[DIRECTIONS FOR THIS TASK]:
Take the lines of the data below from the very first through the line containing "import * as" and output them exactly, pictures excluded.
********
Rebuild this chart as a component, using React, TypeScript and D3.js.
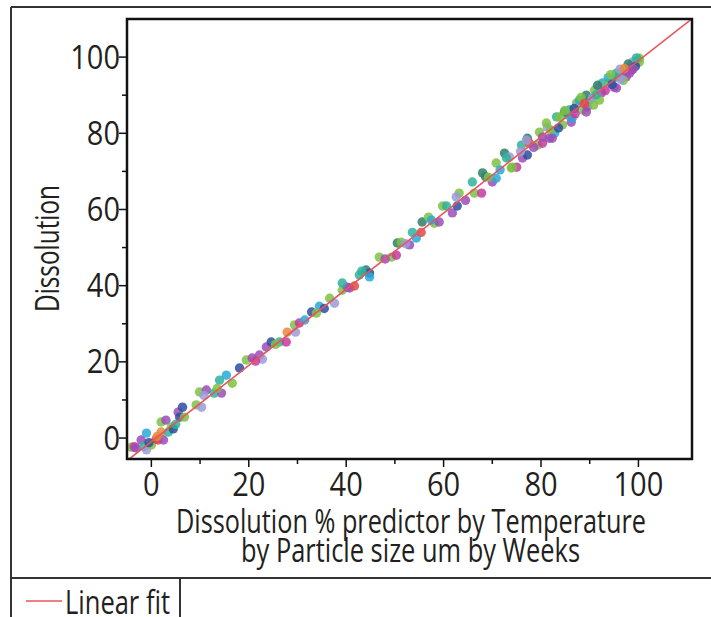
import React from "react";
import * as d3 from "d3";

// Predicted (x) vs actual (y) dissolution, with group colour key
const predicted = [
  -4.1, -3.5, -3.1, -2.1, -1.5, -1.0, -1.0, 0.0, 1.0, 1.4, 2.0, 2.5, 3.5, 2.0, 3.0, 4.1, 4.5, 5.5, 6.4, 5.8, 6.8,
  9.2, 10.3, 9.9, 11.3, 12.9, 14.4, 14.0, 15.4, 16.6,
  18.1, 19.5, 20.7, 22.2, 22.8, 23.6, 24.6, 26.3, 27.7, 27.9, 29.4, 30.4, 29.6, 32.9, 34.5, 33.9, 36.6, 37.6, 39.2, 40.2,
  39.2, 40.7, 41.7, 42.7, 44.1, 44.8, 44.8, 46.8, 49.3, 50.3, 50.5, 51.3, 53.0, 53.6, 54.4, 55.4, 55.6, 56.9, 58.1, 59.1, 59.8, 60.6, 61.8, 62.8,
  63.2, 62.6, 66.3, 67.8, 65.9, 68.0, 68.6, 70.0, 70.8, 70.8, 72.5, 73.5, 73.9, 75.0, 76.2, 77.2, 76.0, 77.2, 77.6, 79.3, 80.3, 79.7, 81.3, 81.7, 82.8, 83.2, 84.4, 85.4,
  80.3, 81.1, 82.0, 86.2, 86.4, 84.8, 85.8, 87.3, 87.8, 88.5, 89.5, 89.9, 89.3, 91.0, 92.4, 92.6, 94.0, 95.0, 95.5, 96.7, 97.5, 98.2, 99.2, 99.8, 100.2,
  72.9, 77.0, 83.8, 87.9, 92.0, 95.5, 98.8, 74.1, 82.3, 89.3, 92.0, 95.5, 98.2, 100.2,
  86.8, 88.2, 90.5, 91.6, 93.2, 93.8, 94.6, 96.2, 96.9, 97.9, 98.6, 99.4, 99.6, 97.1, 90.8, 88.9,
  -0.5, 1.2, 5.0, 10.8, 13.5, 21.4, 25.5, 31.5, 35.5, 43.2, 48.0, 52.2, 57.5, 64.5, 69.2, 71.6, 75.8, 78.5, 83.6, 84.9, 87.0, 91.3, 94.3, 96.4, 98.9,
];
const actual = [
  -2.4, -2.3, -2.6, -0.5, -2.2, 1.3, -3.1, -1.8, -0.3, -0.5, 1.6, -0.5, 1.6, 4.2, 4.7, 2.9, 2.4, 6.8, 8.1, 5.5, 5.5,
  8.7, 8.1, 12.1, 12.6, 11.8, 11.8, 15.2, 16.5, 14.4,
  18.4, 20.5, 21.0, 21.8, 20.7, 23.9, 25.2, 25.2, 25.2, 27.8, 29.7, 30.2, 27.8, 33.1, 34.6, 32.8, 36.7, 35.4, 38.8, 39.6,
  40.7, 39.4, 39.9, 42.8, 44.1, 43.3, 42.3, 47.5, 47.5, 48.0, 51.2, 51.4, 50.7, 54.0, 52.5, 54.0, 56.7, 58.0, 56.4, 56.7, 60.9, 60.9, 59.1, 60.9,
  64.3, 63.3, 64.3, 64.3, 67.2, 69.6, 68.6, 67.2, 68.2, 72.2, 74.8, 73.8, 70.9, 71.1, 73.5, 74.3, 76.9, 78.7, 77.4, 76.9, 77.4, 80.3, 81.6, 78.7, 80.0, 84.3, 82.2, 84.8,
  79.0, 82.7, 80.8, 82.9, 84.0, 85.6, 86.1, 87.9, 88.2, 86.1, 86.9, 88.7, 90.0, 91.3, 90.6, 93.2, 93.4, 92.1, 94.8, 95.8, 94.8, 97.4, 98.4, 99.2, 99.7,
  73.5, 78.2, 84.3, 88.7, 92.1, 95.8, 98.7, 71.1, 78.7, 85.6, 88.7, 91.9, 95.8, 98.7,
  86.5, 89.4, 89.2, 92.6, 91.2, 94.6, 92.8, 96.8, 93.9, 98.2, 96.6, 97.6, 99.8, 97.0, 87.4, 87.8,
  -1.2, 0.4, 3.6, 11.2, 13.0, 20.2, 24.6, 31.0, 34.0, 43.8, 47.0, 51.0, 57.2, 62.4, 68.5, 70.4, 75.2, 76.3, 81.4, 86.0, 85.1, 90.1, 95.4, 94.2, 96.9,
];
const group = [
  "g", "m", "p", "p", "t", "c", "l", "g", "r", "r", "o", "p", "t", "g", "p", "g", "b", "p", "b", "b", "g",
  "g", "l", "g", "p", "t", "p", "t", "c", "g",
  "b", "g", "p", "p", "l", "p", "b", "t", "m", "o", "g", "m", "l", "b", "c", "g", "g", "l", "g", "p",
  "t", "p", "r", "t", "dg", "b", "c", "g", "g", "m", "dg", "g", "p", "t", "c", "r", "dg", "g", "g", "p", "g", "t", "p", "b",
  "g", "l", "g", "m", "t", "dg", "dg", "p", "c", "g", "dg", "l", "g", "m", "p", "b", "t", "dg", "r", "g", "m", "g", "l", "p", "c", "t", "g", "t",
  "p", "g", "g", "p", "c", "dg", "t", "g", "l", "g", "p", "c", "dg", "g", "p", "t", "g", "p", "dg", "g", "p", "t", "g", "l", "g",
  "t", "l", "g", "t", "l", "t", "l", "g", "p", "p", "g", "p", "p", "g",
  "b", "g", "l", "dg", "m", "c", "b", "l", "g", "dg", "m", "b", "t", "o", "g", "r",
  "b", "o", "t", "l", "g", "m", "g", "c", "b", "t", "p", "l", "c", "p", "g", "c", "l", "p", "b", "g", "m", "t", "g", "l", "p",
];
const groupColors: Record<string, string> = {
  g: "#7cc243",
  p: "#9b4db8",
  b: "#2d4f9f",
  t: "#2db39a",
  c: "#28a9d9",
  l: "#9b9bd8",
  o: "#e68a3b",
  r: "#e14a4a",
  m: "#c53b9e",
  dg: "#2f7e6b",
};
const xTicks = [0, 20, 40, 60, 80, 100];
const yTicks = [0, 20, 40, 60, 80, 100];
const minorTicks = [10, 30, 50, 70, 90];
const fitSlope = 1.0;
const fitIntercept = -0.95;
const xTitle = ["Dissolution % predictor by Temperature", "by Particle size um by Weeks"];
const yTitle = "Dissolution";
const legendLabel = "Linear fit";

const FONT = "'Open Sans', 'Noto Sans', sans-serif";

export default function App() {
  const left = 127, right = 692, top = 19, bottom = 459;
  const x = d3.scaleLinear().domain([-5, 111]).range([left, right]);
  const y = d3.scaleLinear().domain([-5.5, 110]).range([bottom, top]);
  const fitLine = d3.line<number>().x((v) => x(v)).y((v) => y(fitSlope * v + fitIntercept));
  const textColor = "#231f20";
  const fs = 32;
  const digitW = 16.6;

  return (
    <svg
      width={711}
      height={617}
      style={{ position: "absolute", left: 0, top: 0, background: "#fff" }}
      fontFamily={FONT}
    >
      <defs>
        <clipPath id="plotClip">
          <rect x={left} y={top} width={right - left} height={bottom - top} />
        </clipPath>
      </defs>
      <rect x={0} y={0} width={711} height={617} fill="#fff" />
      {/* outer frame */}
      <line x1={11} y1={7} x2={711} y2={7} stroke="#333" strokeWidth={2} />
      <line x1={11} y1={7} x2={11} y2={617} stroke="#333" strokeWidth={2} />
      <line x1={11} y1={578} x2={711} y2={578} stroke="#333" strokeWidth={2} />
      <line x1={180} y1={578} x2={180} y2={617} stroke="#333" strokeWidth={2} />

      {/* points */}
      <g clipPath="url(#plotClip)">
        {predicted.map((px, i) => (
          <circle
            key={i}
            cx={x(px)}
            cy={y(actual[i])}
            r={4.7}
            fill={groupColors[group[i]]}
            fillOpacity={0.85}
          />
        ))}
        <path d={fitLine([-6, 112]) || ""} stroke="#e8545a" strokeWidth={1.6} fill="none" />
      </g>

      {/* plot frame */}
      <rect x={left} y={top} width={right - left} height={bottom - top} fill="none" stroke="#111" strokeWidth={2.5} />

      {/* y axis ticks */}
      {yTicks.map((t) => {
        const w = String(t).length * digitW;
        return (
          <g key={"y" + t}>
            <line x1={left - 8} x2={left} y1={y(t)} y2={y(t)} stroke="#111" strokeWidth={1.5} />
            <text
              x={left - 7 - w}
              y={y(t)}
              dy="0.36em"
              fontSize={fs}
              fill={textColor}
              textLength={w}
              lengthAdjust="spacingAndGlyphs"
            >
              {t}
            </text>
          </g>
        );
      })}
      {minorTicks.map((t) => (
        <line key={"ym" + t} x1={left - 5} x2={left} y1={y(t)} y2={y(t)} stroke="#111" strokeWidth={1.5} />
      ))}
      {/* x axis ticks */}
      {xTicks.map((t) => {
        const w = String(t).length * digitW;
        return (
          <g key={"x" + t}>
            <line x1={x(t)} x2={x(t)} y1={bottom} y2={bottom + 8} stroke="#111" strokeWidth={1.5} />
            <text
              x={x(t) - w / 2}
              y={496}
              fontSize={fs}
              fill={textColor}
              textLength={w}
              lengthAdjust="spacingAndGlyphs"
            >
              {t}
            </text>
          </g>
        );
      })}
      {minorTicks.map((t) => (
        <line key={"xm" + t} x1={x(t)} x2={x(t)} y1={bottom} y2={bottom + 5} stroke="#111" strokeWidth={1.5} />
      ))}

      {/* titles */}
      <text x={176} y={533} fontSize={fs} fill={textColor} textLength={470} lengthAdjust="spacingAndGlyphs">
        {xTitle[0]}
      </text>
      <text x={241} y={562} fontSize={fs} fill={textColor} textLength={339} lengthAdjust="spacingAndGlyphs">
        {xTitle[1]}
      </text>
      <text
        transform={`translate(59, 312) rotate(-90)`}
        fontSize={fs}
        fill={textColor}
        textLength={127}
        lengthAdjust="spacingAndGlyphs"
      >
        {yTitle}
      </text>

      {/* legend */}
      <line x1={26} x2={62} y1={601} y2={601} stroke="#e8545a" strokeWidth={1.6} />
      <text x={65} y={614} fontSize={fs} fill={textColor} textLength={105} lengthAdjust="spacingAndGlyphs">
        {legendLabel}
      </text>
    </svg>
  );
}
********
[WRITTEN ANSWER]:
Rebuild this chart as a component, using React, TypeScript and D3.js.
import React from "react";
import * as d3 from "d3";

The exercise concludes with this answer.